» Task requirements
Reproduce exactly the lines starting at the line that contains "Clone this chart in Plotly." and ending at the line that contains "import plotly.graph_objects as go". Omit pictures.

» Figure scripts
____________
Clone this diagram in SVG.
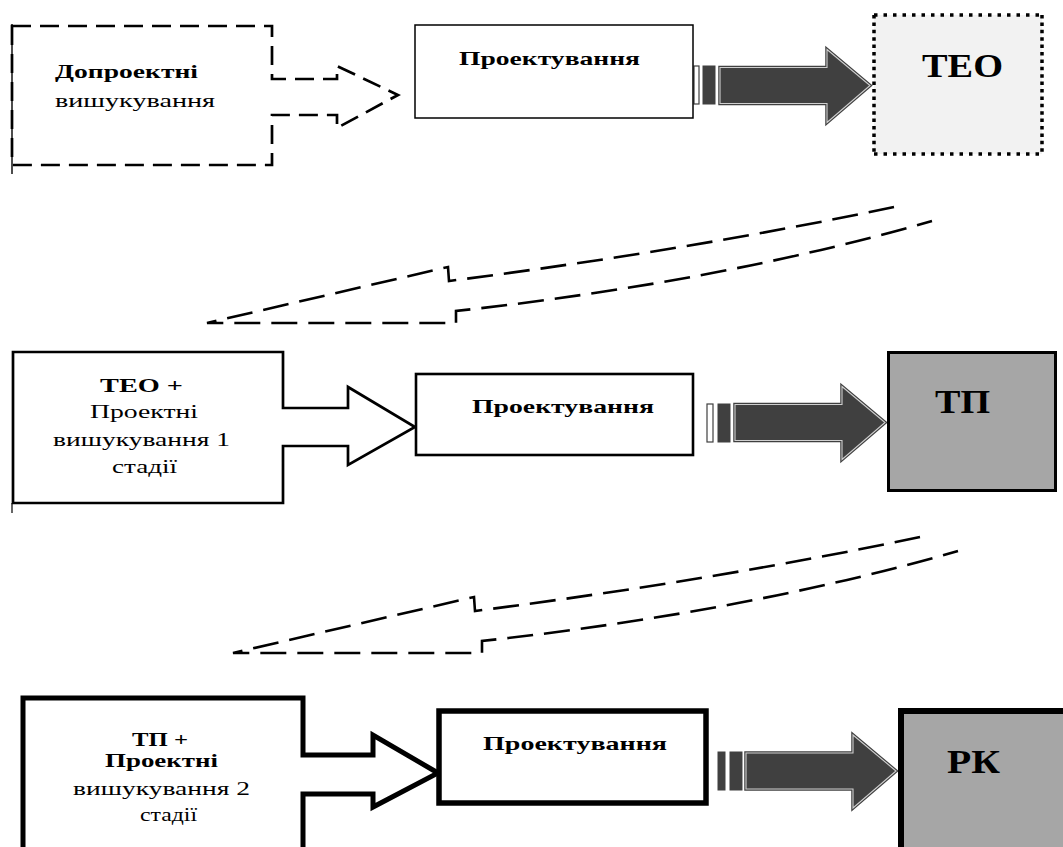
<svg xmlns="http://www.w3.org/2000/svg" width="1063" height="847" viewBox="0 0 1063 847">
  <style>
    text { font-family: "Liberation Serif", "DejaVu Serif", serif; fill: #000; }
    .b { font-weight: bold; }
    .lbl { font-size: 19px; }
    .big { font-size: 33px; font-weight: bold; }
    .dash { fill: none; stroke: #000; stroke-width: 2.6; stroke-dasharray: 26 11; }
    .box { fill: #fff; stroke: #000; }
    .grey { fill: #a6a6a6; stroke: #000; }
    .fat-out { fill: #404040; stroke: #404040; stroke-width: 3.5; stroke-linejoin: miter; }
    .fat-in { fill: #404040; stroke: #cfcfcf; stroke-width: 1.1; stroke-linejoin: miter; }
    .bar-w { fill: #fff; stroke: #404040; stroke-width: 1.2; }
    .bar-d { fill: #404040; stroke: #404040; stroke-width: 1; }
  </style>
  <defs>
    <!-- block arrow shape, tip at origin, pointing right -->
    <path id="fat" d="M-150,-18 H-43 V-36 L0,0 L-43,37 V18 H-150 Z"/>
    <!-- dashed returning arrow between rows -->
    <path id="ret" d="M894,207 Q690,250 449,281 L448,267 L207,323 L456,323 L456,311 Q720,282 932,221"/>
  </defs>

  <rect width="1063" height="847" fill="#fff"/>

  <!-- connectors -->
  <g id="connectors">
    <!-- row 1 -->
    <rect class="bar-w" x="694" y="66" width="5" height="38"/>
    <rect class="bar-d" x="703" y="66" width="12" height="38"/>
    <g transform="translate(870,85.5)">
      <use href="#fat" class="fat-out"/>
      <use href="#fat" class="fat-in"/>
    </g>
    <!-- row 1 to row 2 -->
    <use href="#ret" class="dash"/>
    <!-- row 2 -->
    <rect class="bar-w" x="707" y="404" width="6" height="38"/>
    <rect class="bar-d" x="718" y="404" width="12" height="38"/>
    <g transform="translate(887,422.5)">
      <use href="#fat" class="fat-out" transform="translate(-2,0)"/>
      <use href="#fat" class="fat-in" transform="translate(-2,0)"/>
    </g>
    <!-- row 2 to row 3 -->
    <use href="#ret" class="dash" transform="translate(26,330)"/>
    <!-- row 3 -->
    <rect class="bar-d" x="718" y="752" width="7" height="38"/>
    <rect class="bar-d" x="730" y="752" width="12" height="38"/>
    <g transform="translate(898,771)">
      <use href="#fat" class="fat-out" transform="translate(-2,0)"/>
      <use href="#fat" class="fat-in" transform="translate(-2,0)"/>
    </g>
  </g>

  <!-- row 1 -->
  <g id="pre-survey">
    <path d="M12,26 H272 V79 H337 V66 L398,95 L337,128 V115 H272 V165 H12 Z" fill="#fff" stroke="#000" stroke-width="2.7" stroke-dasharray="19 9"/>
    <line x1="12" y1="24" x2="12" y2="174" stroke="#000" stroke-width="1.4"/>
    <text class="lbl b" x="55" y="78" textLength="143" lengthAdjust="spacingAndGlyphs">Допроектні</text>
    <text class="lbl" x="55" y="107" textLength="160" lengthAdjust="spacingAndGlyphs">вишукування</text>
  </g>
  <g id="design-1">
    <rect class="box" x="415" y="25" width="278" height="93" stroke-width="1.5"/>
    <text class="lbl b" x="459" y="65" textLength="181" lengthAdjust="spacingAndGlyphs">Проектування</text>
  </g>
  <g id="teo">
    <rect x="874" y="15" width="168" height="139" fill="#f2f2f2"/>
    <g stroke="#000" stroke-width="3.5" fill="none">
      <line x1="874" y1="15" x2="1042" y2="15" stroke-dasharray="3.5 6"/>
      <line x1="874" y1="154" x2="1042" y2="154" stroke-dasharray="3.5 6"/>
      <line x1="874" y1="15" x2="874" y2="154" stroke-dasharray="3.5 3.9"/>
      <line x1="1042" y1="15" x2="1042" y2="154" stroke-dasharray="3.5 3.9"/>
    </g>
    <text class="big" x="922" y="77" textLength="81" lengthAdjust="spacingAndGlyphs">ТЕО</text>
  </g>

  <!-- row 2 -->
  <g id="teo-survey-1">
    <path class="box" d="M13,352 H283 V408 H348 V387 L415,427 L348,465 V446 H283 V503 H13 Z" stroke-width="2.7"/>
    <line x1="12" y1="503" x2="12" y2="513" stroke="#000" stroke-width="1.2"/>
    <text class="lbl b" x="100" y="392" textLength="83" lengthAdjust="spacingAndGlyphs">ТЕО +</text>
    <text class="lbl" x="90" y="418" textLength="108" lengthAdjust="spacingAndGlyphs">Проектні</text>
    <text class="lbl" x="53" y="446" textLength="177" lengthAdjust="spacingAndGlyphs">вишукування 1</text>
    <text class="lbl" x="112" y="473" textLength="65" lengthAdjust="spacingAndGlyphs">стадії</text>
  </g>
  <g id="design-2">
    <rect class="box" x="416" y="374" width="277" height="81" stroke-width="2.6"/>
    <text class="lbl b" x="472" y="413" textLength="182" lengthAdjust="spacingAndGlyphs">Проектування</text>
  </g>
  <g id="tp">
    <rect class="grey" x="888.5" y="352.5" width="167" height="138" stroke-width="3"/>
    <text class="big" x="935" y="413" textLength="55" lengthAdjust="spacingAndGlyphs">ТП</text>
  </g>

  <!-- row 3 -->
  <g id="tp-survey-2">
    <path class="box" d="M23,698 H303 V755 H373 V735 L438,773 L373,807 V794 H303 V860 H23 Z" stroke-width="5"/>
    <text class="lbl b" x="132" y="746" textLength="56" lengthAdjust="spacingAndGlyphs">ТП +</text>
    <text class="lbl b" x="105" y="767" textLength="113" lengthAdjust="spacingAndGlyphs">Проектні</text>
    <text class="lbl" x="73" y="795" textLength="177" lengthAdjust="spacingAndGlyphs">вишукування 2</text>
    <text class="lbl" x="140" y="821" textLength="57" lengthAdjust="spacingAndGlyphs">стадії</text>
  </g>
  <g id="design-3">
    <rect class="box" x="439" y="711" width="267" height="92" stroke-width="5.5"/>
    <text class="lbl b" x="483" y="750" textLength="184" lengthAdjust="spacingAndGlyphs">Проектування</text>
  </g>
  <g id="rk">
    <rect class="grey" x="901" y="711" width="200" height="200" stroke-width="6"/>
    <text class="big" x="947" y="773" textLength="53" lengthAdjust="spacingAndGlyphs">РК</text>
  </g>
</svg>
____________
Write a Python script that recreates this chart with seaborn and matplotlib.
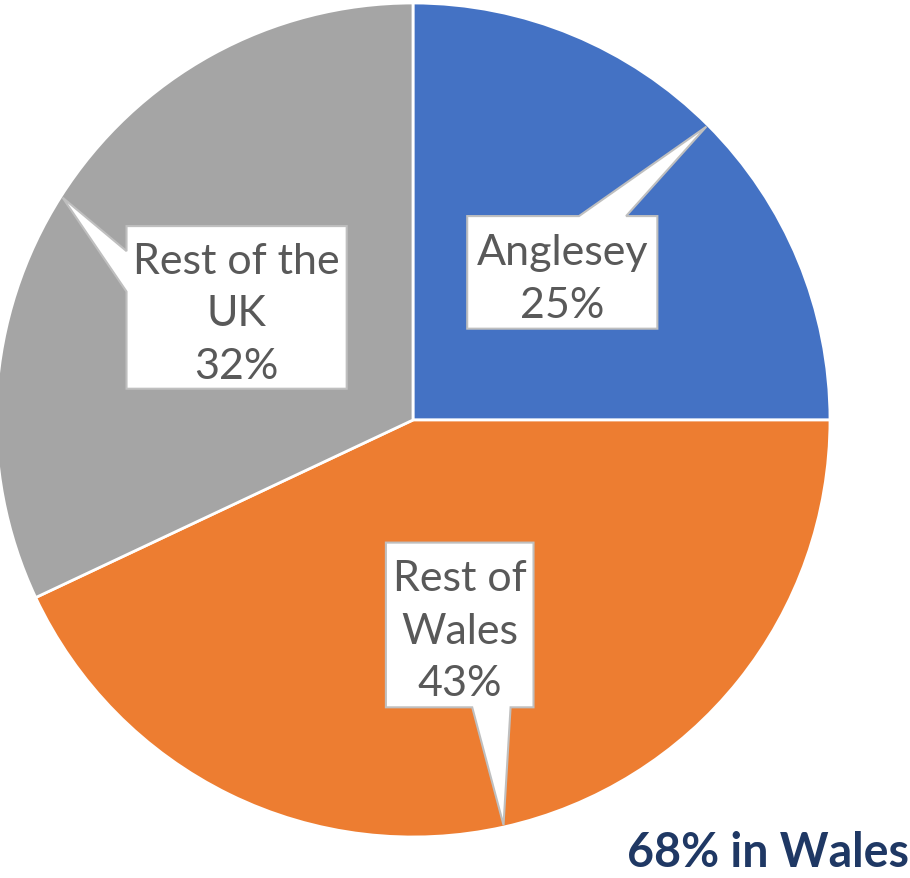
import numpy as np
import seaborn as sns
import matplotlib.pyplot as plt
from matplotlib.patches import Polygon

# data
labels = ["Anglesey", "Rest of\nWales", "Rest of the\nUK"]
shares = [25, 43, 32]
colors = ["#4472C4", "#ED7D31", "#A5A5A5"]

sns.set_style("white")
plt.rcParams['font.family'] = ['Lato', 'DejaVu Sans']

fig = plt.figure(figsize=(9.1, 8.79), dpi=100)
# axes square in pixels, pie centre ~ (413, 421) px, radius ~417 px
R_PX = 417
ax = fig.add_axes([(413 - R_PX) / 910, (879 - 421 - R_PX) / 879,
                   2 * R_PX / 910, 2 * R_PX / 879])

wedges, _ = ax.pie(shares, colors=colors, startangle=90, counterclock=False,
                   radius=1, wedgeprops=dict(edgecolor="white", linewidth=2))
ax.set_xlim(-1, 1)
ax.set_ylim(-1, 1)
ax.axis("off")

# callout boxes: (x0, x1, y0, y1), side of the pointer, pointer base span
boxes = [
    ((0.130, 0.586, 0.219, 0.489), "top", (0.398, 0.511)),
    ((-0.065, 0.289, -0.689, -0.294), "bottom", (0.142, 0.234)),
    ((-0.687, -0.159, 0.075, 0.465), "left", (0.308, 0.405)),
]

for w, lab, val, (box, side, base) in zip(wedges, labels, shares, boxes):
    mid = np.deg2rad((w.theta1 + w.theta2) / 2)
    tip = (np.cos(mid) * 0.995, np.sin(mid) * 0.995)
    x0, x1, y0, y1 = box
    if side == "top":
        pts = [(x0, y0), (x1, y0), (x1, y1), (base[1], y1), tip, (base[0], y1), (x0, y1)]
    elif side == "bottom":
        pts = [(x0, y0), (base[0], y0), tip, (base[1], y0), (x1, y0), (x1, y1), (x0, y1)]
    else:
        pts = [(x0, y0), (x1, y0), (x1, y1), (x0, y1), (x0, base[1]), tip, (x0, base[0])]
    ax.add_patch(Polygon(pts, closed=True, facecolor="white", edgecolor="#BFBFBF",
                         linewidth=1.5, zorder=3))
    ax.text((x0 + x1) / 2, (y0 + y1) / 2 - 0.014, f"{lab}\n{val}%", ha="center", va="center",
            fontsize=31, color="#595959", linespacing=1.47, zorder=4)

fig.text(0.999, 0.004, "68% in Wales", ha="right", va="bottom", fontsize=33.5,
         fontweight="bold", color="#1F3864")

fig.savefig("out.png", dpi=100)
____________
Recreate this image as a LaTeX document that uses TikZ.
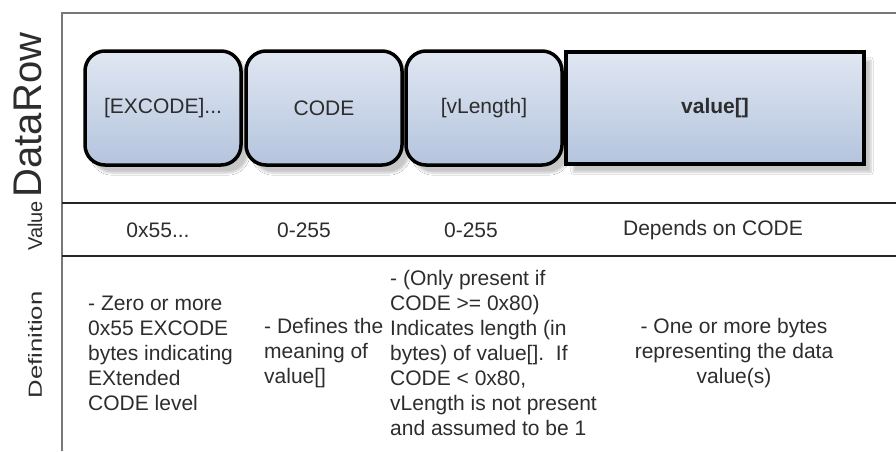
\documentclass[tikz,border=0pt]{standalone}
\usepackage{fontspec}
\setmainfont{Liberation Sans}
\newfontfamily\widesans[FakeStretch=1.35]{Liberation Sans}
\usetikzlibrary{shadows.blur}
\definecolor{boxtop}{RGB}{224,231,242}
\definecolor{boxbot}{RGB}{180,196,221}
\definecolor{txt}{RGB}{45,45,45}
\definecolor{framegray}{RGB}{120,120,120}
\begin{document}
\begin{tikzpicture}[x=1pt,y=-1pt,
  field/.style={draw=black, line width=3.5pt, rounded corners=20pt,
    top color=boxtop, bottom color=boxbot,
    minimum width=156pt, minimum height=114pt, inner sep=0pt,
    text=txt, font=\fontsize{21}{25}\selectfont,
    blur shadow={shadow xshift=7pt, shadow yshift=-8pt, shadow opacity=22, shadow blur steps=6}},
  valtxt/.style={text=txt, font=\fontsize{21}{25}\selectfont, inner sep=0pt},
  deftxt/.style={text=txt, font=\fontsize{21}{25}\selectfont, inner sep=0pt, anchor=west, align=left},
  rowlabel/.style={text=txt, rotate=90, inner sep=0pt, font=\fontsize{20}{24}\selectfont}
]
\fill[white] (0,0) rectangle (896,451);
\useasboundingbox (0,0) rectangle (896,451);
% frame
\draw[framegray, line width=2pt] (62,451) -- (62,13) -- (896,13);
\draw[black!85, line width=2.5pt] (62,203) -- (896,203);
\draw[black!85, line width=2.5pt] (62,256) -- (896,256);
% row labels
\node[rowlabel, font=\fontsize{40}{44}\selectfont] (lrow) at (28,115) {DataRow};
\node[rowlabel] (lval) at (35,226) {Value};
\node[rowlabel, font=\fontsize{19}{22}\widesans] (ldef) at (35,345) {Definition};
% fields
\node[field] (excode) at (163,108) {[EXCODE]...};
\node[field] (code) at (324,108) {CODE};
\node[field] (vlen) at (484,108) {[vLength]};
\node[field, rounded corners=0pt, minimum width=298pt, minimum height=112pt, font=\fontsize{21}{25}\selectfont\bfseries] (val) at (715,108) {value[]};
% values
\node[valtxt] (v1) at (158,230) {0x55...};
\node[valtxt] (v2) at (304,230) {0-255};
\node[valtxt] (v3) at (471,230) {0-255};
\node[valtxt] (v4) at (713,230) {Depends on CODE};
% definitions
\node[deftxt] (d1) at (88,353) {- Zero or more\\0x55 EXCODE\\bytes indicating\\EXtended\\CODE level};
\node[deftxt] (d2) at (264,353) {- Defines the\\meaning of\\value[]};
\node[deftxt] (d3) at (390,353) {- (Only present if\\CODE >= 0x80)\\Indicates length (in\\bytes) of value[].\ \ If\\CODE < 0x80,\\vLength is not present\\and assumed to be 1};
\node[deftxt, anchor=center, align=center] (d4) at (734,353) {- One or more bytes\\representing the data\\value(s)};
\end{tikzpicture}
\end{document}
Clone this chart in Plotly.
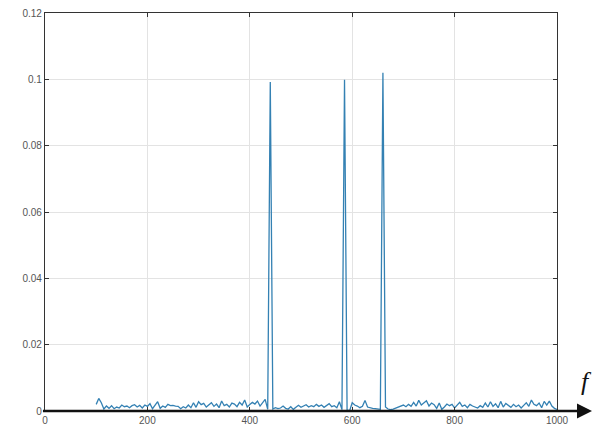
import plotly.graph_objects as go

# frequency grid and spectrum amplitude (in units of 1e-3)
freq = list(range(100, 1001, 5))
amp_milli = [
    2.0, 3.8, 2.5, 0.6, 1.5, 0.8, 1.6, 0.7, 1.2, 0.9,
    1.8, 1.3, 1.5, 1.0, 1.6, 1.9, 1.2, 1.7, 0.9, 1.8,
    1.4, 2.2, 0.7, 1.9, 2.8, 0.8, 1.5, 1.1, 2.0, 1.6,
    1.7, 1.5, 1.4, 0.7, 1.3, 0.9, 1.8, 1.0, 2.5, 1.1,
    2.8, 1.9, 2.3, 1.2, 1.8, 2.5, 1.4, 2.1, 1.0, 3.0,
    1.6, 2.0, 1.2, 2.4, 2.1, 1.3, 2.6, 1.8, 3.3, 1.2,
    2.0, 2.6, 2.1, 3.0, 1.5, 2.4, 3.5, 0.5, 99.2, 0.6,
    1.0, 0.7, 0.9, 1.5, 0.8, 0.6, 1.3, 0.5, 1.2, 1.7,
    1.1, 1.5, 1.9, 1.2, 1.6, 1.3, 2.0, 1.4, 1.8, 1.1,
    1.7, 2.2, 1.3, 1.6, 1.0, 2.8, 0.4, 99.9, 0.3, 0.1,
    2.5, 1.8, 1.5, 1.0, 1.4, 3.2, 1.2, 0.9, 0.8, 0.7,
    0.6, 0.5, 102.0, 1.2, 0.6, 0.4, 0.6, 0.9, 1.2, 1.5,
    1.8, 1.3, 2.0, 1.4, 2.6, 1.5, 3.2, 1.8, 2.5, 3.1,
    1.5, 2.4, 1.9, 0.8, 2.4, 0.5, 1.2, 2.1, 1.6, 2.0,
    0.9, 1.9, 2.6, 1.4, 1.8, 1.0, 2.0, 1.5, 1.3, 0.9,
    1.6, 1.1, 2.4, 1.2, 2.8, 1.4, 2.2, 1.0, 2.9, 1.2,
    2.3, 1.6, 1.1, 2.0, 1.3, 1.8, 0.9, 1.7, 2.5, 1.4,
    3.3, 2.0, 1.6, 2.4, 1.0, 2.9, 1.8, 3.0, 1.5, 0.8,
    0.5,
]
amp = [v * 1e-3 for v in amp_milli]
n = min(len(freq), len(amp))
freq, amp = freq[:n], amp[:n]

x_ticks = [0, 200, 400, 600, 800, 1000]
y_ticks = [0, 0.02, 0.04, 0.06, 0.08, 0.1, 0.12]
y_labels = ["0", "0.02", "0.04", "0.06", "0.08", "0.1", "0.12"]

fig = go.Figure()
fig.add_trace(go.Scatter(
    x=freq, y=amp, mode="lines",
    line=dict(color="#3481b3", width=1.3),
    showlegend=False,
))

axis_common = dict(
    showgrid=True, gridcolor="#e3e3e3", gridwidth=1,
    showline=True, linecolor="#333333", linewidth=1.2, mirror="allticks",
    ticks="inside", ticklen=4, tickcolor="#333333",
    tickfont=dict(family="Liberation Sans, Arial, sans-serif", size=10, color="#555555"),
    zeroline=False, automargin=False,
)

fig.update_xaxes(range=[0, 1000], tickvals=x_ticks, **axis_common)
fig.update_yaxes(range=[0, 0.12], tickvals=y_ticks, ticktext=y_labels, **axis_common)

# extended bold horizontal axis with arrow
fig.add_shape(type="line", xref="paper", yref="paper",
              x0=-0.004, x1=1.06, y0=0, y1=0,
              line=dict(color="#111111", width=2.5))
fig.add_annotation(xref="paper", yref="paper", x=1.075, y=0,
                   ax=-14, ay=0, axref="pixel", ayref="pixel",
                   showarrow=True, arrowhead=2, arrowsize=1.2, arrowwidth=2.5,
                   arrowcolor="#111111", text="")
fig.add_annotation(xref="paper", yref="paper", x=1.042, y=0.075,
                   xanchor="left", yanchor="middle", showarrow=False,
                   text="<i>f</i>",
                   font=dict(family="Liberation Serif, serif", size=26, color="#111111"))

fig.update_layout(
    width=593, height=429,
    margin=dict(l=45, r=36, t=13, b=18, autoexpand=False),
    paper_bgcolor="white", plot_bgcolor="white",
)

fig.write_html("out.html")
____________
» Answer to the problem
Clone this chart in Plotly.
import plotly.graph_objects as go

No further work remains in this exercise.